__REQUIRED TASK__.
Look through the data below. Collect every line where the word "picture" occurs.

__DATA SECTION__.
>> Begin
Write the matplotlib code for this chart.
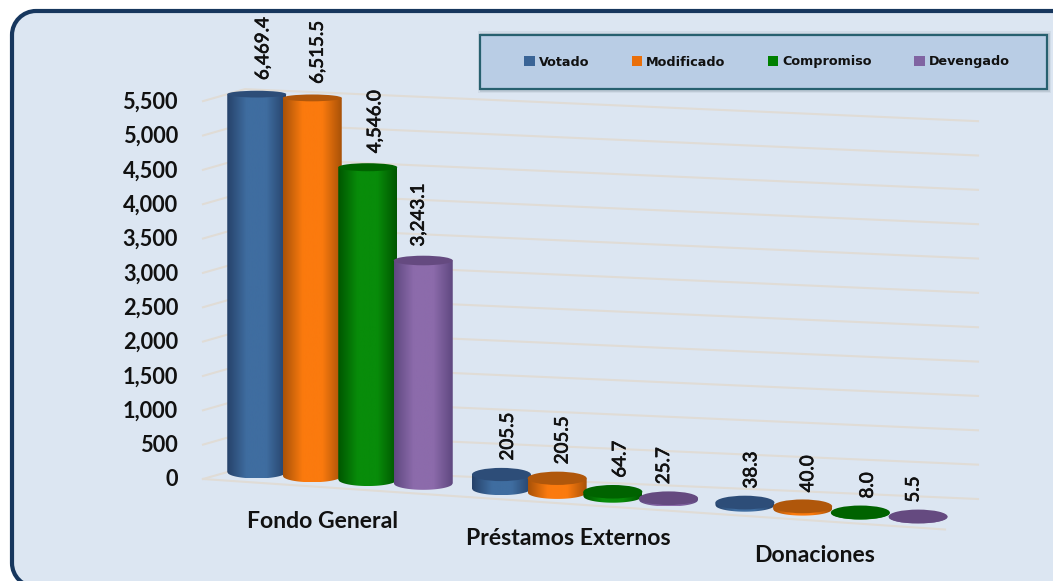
>> End
>> Begin
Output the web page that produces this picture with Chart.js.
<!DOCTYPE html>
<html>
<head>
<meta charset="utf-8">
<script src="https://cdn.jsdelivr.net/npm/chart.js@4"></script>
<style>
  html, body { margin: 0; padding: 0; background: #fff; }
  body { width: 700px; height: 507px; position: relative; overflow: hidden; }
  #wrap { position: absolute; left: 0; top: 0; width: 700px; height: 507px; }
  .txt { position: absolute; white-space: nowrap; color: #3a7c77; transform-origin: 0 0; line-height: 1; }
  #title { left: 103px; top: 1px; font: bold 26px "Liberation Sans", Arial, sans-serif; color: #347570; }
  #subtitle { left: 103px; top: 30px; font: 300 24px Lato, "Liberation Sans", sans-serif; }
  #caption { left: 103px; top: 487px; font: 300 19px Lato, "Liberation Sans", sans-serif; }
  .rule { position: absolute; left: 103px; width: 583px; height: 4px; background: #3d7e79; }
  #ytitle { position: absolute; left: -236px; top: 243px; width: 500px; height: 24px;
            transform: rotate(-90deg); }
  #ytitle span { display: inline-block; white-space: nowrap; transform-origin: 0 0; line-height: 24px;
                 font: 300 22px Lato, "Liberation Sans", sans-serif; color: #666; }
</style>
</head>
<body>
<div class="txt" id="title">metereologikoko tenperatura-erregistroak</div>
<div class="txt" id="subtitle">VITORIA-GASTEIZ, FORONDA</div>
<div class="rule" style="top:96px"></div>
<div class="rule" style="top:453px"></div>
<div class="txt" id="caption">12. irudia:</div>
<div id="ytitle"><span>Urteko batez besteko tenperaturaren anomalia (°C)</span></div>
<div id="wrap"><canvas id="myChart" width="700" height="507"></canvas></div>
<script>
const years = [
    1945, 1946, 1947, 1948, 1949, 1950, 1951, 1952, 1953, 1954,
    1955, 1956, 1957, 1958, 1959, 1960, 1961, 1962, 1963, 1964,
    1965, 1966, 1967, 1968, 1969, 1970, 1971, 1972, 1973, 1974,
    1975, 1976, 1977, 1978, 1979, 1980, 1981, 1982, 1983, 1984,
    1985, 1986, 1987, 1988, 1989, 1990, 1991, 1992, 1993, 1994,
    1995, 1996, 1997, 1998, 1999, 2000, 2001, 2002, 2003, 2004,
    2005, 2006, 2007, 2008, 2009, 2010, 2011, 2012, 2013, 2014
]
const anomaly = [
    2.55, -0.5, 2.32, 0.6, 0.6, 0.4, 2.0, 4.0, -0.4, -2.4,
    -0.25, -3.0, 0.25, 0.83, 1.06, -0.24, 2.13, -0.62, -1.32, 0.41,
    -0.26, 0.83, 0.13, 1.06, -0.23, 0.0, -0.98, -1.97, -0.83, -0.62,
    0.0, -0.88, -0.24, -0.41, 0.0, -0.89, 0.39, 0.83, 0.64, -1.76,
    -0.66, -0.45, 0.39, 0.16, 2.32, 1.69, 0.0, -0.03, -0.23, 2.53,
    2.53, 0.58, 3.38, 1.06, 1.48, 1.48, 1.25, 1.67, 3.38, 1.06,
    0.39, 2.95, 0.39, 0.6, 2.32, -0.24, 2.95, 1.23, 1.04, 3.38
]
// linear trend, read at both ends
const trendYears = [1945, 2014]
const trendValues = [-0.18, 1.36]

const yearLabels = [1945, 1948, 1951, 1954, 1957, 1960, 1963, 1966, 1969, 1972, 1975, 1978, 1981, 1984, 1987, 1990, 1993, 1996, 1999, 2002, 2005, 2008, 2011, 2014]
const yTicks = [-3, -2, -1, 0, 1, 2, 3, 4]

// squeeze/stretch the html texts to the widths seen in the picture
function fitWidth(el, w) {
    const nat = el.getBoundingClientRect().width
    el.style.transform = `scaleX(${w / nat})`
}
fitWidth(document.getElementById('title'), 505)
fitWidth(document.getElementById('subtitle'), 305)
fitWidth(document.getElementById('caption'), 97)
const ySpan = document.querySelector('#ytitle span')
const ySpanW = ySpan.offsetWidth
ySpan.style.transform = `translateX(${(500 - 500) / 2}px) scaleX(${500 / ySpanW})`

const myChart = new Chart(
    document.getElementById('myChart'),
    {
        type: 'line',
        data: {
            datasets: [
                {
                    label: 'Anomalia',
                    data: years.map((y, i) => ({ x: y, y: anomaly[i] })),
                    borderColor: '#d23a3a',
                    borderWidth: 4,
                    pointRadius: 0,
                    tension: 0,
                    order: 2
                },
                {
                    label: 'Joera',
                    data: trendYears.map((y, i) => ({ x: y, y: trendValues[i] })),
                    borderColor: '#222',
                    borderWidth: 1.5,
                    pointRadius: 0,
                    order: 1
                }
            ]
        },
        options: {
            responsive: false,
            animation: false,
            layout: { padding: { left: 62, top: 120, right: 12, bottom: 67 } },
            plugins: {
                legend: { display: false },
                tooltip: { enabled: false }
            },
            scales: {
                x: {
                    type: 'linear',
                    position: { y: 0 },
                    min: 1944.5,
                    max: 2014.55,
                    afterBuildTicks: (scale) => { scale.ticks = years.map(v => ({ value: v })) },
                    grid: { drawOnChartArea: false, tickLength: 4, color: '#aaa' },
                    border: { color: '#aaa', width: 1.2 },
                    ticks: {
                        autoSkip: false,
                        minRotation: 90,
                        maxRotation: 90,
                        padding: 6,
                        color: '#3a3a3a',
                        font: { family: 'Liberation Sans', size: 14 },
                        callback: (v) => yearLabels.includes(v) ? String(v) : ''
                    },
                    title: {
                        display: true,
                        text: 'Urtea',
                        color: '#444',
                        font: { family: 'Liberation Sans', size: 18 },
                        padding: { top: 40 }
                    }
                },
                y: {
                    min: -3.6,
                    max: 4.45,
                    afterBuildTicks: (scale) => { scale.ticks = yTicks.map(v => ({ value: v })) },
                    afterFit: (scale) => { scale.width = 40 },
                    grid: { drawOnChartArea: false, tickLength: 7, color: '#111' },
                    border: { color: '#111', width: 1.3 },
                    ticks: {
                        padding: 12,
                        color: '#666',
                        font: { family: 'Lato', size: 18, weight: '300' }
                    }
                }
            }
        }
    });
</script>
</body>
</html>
>> End
__RESULT OF THIS EXERCISE__.
Output the web page that produces this picture with Chart.js.
// squeeze/stretch the html texts to the widths seen in the picture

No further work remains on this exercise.